Despite the AUT’s official anti-boycott position, union members who led the charge for boycotting Israeli universities in 2005 and in previous years say that the merger will bolster their position. Sue Blackwell, who is a lecturer in English at the University of Birmingham and a member of the pro-Palestinian activist group the British Committee for Universities of Palestine, said of the merger, “In terms of the boycott, I think we’ll be able to deliver more consistent and coherent solidarity to our colleagues in Palestine.” Blackwell introduced last year’s AUT motion.
But a leader of the anti-boycott movement, David Hirsh, who is the editor of Engage, contended that the union consolidation would temper the boycott resolutions. “A lot of people are very upset and angry about what happened,” Hirsh said, referring to the vetting of the boycott resolutions. “So,” he continued, “I think this will kick-start a campaign to make people take this seriously.” Still, fellow Engage member Lappin said that the merger actually might embolden the pro-boycott activists and strengthen their position.

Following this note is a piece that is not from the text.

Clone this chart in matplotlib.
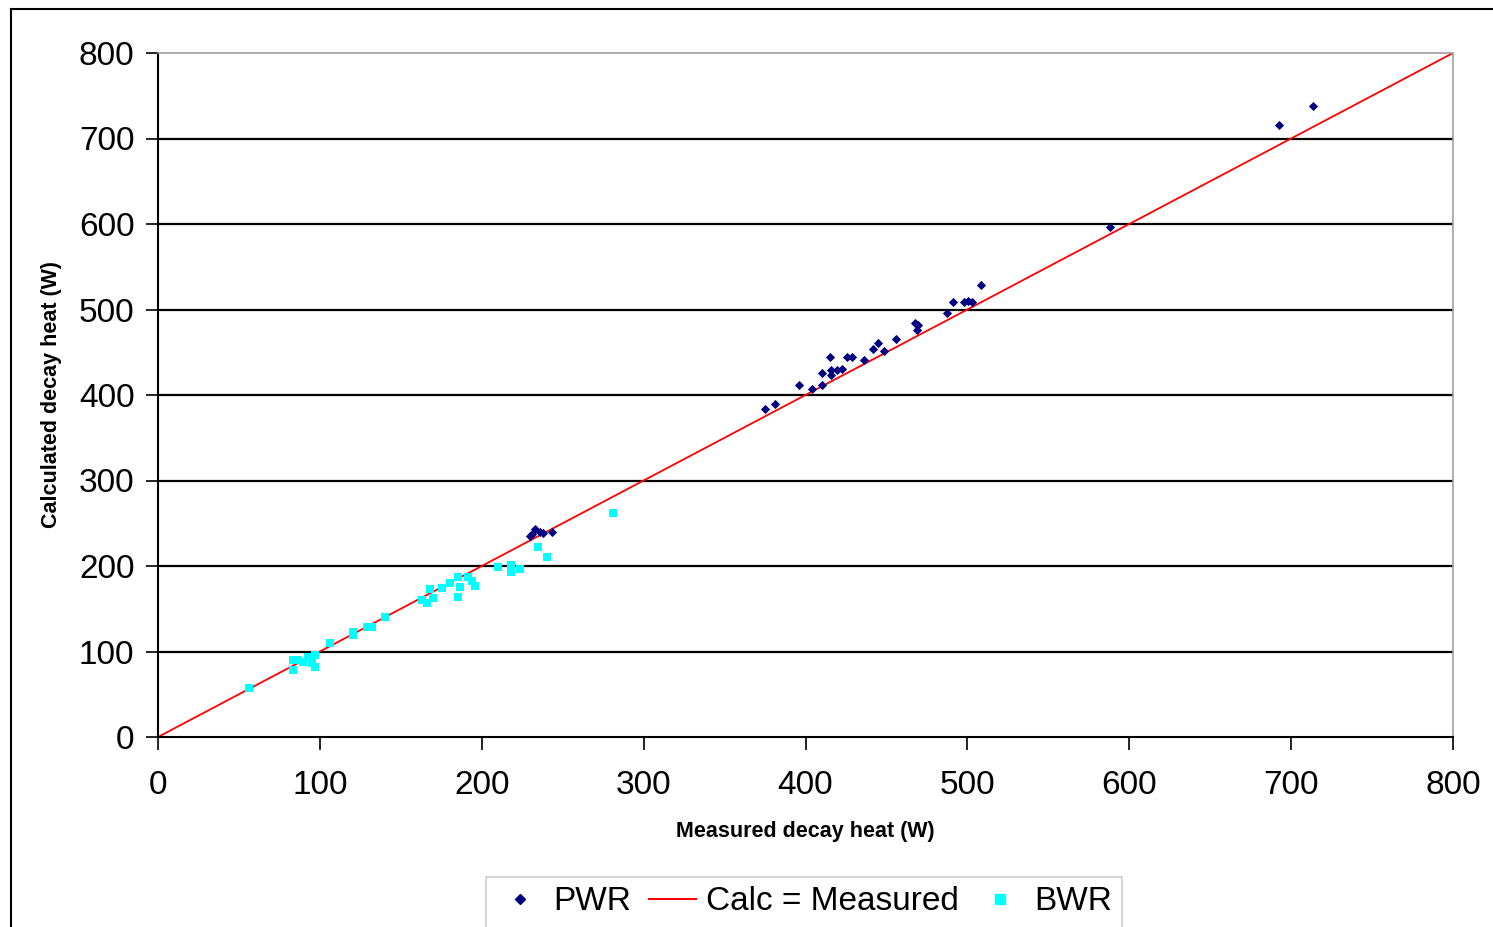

The British government weighed in on the debate in a statement issued by British Foreign Office Minister Lord Triesman. “We regret today’s decision by the National Association of Teachers in Further and Higher Education (NATFHE) to vote in favor of boycotting Israeli academics and institutions,” the statement said. It continued: “We believe that such academic boycotts are counterproductive and retrograde. Far more can be obtained through dialogue and academic cooperation.”
In Canada, the Ontario union’s actions sent shockwaves through the leadership of the Jewish community. “Now they’re looking at divestment, and undoubtedly they’ll link up with the academics,” said Frank Dimant, executive vice president of B’nai Brith Canada. “We’re going to have this coalition of anti-Israel, which we thought had gone into the recesses and is coming back to the fore,” he said.